§ **Given request**: Nothing after the line with "220, 240, 280, 320, 360, 400]" belongs in the copy; extract the lines below from the top through that line, pictures left out.
········
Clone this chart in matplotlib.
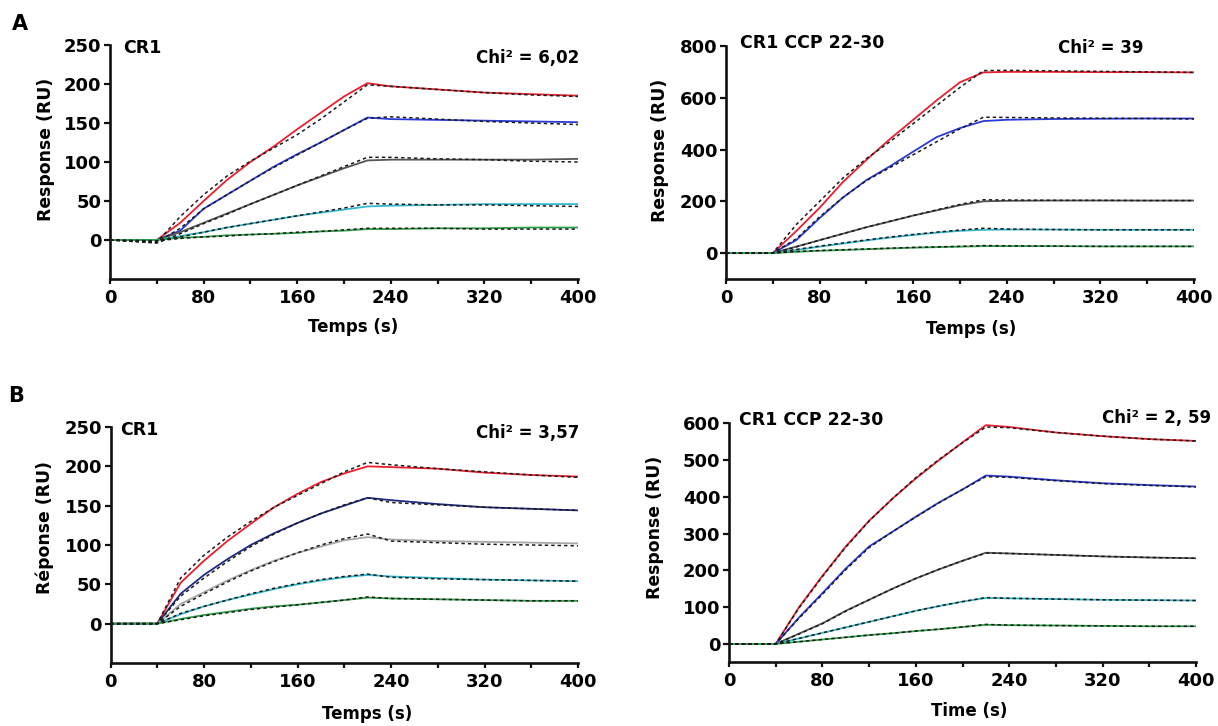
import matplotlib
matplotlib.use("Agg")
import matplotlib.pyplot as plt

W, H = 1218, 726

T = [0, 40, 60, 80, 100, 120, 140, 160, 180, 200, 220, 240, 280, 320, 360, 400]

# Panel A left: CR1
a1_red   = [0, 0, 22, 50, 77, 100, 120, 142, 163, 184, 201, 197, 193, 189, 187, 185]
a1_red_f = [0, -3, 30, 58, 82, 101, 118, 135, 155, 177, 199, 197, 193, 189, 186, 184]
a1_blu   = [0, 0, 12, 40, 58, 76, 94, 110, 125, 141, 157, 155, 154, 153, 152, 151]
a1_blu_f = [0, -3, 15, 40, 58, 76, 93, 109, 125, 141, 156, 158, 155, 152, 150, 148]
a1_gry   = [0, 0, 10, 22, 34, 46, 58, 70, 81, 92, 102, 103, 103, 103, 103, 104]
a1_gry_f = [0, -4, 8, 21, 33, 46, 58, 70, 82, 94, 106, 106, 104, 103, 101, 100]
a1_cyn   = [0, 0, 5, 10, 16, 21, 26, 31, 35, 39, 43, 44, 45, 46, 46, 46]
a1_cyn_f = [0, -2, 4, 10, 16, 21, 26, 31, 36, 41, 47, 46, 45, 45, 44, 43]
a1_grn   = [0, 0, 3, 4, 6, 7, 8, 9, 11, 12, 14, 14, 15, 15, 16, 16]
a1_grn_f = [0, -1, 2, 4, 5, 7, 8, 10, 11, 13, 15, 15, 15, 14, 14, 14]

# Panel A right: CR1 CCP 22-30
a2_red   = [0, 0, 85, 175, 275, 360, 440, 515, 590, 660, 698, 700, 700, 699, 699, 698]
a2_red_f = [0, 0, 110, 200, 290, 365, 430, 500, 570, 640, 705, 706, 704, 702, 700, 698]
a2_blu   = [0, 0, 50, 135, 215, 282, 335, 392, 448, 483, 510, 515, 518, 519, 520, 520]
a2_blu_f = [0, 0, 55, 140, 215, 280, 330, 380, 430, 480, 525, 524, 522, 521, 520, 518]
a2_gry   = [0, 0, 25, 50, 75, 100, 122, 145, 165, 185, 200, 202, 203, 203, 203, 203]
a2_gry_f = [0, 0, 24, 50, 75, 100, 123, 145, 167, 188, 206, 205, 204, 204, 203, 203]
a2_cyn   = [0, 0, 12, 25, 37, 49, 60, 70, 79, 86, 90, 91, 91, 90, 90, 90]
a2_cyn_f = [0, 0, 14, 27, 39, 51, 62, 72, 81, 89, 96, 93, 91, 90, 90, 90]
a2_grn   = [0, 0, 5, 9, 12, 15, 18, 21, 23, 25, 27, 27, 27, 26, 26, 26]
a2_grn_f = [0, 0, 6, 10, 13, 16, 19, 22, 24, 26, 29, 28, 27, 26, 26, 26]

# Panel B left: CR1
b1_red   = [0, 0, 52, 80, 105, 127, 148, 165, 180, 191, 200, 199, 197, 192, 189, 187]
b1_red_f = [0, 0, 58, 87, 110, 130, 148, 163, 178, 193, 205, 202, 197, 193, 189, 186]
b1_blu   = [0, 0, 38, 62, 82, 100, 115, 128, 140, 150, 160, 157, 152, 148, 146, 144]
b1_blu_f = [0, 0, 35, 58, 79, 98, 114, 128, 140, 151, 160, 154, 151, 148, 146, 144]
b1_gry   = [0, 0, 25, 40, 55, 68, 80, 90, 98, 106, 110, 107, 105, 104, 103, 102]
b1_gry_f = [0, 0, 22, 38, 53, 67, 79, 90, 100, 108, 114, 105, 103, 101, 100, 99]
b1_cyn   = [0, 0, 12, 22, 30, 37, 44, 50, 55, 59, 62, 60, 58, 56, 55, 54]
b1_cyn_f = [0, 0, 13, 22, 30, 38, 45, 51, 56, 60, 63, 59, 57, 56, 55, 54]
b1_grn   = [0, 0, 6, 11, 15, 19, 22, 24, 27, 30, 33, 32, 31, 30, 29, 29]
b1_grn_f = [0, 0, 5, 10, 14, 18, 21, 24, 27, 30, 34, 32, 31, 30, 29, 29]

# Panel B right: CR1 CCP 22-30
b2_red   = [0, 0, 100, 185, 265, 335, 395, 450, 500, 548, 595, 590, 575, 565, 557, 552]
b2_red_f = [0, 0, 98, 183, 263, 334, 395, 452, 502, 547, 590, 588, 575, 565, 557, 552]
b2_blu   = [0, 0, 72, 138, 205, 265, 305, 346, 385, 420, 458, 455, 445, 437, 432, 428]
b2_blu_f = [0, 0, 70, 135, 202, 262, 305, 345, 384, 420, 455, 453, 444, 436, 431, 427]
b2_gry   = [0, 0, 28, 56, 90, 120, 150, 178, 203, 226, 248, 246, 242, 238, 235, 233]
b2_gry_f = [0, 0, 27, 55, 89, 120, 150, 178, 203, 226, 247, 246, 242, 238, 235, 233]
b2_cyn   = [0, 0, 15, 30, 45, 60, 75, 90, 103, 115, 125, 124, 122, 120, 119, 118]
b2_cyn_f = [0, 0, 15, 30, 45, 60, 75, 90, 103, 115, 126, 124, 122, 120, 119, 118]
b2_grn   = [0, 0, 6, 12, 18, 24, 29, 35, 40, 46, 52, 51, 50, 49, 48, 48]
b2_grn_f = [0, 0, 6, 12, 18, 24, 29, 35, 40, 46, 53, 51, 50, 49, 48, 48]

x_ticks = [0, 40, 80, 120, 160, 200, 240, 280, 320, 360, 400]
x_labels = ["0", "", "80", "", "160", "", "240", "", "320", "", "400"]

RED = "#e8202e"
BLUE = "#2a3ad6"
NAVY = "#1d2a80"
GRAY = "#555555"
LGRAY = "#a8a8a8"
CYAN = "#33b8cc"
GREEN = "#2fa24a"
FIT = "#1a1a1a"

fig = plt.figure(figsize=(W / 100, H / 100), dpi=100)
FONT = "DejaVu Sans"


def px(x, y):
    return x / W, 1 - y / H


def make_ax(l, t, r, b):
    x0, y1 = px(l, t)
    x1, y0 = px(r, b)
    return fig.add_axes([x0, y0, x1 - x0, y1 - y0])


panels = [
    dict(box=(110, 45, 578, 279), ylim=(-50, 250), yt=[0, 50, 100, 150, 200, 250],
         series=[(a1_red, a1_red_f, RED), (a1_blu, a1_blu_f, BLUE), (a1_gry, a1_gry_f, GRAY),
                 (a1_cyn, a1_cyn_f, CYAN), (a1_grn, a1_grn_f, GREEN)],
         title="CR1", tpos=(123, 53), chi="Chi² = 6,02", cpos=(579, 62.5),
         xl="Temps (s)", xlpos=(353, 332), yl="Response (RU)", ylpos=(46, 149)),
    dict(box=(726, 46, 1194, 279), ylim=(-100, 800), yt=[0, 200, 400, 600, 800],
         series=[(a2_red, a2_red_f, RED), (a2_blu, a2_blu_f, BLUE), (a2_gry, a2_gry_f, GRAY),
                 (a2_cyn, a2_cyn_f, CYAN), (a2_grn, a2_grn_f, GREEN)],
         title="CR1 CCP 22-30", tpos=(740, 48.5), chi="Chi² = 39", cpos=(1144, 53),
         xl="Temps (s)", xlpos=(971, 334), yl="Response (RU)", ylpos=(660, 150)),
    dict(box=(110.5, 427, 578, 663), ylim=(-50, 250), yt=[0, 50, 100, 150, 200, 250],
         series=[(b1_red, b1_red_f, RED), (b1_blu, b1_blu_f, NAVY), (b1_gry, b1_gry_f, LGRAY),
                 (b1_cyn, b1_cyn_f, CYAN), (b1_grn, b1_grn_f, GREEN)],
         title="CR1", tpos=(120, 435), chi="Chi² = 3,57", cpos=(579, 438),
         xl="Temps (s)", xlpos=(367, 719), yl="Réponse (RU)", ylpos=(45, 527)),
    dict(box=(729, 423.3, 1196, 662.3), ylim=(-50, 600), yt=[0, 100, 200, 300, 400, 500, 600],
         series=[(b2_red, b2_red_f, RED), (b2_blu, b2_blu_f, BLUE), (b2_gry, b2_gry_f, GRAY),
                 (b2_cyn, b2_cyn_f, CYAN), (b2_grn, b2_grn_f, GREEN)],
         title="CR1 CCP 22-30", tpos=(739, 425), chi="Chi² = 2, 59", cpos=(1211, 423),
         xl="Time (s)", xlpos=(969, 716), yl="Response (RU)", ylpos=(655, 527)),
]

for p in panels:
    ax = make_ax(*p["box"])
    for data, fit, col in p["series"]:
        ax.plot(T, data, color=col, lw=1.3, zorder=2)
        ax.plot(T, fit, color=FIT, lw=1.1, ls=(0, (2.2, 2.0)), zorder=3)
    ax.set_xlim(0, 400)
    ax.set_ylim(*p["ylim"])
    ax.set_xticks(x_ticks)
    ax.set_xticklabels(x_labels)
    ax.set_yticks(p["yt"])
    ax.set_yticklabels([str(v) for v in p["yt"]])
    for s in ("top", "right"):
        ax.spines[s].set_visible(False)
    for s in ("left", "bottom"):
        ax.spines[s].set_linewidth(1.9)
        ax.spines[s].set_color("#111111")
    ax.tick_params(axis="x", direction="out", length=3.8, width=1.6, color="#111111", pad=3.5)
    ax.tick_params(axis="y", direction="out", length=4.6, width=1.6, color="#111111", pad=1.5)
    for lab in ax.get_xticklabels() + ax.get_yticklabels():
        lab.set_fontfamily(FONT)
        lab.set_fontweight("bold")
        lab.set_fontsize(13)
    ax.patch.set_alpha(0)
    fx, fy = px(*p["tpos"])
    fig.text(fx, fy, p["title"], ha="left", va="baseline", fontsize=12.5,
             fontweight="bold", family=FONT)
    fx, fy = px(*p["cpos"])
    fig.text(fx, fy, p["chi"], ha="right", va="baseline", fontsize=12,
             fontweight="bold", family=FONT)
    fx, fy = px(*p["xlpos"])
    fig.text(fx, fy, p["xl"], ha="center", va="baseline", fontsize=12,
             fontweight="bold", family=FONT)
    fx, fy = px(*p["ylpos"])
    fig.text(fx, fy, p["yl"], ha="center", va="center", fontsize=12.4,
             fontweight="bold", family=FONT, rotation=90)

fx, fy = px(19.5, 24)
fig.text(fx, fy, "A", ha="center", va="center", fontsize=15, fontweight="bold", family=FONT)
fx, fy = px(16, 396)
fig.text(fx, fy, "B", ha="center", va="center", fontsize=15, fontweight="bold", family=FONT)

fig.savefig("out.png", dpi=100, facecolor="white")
········
§ **Final result**:
Clone this chart in matplotlib.
import matplotlib
matplotlib.use("Agg")
import matplotlib.pyplot as plt

W, H = 1218, 726

T = [0, 40, 60, 80, 100, 120, 140, 160, 180, 200, 220, 240, 280, 320, 360, 400]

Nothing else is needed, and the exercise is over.